PROBLEM:
Word for word, give the material below again, minus any images.

SOURCE EXCERPT:
★ ★ ★ ★ ★ ★ ★

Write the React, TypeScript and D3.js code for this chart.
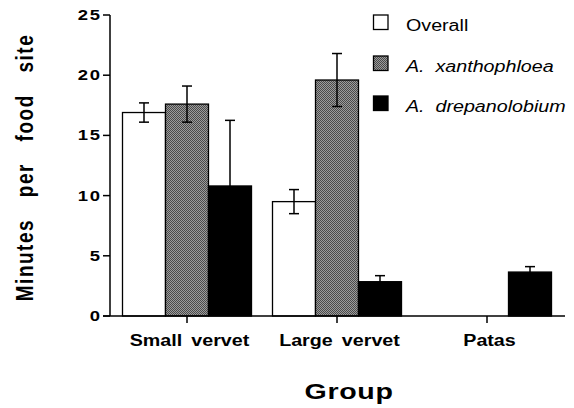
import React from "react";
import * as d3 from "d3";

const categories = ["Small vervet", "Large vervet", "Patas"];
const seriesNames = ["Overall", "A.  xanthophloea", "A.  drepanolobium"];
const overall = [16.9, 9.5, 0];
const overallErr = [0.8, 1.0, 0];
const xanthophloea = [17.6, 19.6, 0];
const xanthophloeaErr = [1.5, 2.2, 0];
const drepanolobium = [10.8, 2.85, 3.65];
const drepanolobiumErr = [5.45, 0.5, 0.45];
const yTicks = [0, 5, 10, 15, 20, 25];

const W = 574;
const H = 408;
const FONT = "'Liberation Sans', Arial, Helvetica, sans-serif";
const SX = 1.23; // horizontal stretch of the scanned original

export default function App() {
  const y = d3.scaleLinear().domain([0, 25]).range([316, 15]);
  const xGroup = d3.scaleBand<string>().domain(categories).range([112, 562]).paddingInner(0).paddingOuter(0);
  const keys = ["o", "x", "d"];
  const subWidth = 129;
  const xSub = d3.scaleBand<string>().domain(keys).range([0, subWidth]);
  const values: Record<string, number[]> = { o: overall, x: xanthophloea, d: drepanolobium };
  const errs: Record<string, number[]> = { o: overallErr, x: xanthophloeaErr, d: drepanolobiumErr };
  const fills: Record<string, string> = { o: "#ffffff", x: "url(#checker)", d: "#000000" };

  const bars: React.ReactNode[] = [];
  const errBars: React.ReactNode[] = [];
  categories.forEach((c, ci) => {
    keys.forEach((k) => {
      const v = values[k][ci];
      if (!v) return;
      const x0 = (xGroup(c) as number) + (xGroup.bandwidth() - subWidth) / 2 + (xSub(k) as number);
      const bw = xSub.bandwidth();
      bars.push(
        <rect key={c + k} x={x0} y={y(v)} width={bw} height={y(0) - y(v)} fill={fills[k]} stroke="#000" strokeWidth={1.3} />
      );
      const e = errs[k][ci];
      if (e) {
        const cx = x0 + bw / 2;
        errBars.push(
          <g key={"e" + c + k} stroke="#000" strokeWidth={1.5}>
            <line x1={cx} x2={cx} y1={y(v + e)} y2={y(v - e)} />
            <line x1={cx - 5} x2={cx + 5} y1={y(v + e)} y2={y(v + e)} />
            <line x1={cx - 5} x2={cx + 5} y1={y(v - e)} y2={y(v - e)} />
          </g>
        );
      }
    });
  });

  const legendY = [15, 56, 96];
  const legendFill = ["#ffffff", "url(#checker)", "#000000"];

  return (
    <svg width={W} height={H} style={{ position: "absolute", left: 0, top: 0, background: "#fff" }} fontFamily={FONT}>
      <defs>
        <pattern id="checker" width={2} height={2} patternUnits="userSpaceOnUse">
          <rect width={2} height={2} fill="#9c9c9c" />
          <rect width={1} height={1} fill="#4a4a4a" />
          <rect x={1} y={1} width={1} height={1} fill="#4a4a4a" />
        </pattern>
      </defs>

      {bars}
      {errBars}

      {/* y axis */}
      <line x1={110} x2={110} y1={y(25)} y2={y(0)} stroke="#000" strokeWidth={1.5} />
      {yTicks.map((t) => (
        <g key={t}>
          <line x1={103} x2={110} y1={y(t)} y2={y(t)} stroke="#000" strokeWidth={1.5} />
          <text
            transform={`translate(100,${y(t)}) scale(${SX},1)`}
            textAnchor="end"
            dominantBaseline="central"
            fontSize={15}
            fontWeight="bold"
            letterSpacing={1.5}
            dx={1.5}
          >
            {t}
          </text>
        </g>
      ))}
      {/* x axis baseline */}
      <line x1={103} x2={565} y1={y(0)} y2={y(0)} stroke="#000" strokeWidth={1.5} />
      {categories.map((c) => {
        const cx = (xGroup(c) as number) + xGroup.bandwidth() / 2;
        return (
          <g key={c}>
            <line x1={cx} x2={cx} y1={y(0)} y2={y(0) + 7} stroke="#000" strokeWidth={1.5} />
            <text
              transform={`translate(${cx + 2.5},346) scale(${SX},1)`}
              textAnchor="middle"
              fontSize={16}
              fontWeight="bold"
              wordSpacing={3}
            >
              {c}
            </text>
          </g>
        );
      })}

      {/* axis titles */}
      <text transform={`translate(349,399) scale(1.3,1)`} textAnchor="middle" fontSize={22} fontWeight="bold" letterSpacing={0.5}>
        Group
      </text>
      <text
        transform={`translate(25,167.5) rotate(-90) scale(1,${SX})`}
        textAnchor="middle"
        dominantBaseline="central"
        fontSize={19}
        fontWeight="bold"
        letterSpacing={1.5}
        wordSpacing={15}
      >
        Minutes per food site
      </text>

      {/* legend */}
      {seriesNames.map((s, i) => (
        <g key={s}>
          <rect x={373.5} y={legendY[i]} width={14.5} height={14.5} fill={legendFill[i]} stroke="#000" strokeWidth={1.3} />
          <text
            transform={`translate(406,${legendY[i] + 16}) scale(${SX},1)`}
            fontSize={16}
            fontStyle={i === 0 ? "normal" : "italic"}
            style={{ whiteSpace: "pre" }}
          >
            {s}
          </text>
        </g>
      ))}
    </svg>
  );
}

★ ★ ★ ★ ★ ★ ★

ANSWER FOR THIS EXERCISE:
Write the React, TypeScript and D3.js code for this chart.
import React from "react";
import * as d3 from "d3";

const categories = ["Small vervet", "Large vervet", "Patas"];
const seriesNames = ["Overall", "A.  xanthophloea", "A.  drepanolobium"];
const overall = [16.9, 9.5, 0];
const overallErr = [0.8, 1.0, 0];
const xanthophloea = [17.6, 19.6, 0];
const xanthophloeaErr = [1.5, 2.2, 0];
const drepanolobium = [10.8, 2.85, 3.65];
const drepanolobiumErr = [5.45, 0.5, 0.45];
const yTicks = [0, 5, 10, 15, 20, 25];

const W = 574;
const H = 408;
const FONT = "'Liberation Sans', Arial, Helvetica, sans-serif";
const SX = 1.23; // horizontal stretch of the scanned original

export default function App() {
  const y = d3.scaleLinear().domain([0, 25]).range([316, 15]);
  const xGroup = d3.scaleBand<string>().domain(categories).range([112, 562]).paddingInner(0).paddingOuter(0);
  const keys = ["o", "x", "d"];
  const subWidth = 129;
  const xSub = d3.scaleBand<string>().domain(keys).range([0, subWidth]);
  const values: Record<string, number[]> = { o: overall, x: xanthophloea, d: drepanolobium };
  const errs: Record<string, number[]> = { o: overallErr, x: xanthophloeaErr, d: drepanolobiumErr };
  const fills: Record<string, string> = { o: "#ffffff", x: "url(#checker)", d: "#000000" };

  const bars: React.ReactNode[] = [];
  const errBars: React.ReactNode[] = [];
  categories.forEach((c, ci) => {
    keys.forEach((k) => {
      const v = values[k][ci];
      if (!v) return;
      const x0 = (xGroup(c) as number) + (xGroup.bandwidth() - subWidth) / 2 + (xSub(k) as number);
      const bw = xSub.bandwidth();
      bars.push(
        <rect key={c + k} x={x0} y={y(v)} width={bw} height={y(0) - y(v)} fill={fills[k]} stroke="#000" strokeWidth={1.3} />
      );
      const e = errs[k][ci];
      if (e) {
        const cx = x0 + bw / 2;
        errBars.push(
          <g key={"e" + c + k} stroke="#000" strokeWidth={1.5}>
            <line x1={cx} x2={cx} y1={y(v + e)} y2={y(v - e)} />
            <line x1={cx - 5} x2={cx + 5} y1={y(v + e)} y2={y(v + e)} />
            <line x1={cx - 5} x2={cx + 5} y1={y(v - e)} y2={y(v - e)} />
          </g>
        );
      }
    });
  });

  const legendY = [15, 56, 96];
  const legendFill = ["#ffffff", "url(#checker)", "#000000"];

  return (
    <svg width={W} height={H} style={{ position: "absolute", left: 0, top: 0, background: "#fff" }} fontFamily={FONT}>
      <defs>
        <pattern id="checker" width={2} height={2} patternUnits="userSpaceOnUse">
          <rect width={2} height={2} fill="#9c9c9c" />
          <rect width={1} height={1} fill="#4a4a4a" />
          <rect x={1} y={1} width={1} height={1} fill="#4a4a4a" />
        </pattern>
      </defs>

      {bars}
      {errBars}

      {/* y axis */}
      <line x1={110} x2={110} y1={y(25)} y2={y(0)} stroke="#000" strokeWidth={1.5} />
      {yTicks.map((t) => (
        <g key={t}>
          <line x1={103} x2={110} y1={y(t)} y2={y(t)} stroke="#000" strokeWidth={1.5} />
          <text
            transform={`translate(100,${y(t)}) scale(${SX},1)`}
            textAnchor="end"
            dominantBaseline="central"
            fontSize={15}
            fontWeight="bold"
            letterSpacing={1.5}
            dx={1.5}
          >
            {t}
          </text>
        </g>
      ))}
      {/* x axis baseline */}
      <line x1={103} x2={565} y1={y(0)} y2={y(0)} stroke="#000" strokeWidth={1.5} />
      {categories.map((c) => {
        const cx = (xGroup(c) as number) + xGroup.bandwidth() / 2;
        return (
          <g key={c}>
            <line x1={cx} x2={cx} y1={y(0)} y2={y(0) + 7} stroke="#000" strokeWidth={1.5} />
            <text
              transform={`translate(${cx + 2.5},346) scale(${SX},1)`}
              textAnchor="middle"
              fontSize={16}
              fontWeight="bold"
              wordSpacing={3}
            >
              {c}
            </text>
          </g>
        );
      })}

      {/* axis titles */}
      <text transform={`translate(349,399) scale(1.3,1)`} textAnchor="middle" fontSize={22} fontWeight="bold" letterSpacing={0.5}>
        Group
      </text>
      <text
        transform={`translate(25,167.5) rotate(-90) scale(1,${SX})`}
        textAnchor="middle"
        dominantBaseline="central"
        fontSize={19}
        fontWeight="bold"
        letterSpacing={1.5}
        wordSpacing={15}
      >
        Minutes per food site
      </text>

      {/* legend */}
      {seriesNames.map((s, i) => (
        <g key={s}>
          <rect x={373.5} y={legendY[i]} width={14.5} height={14.5} fill={legendFill[i]} stroke="#000" strokeWidth={1.3} />
          <text
            transform={`translate(406,${legendY[i] + 16}) scale(${SX},1)`}
            fontSize={16}
            fontStyle={i === 0 ? "normal" : "italic"}
            style={{ whiteSpace: "pre" }}
          >
            {s}
          </text>
        </g>
      ))}
    </svg>
  );
}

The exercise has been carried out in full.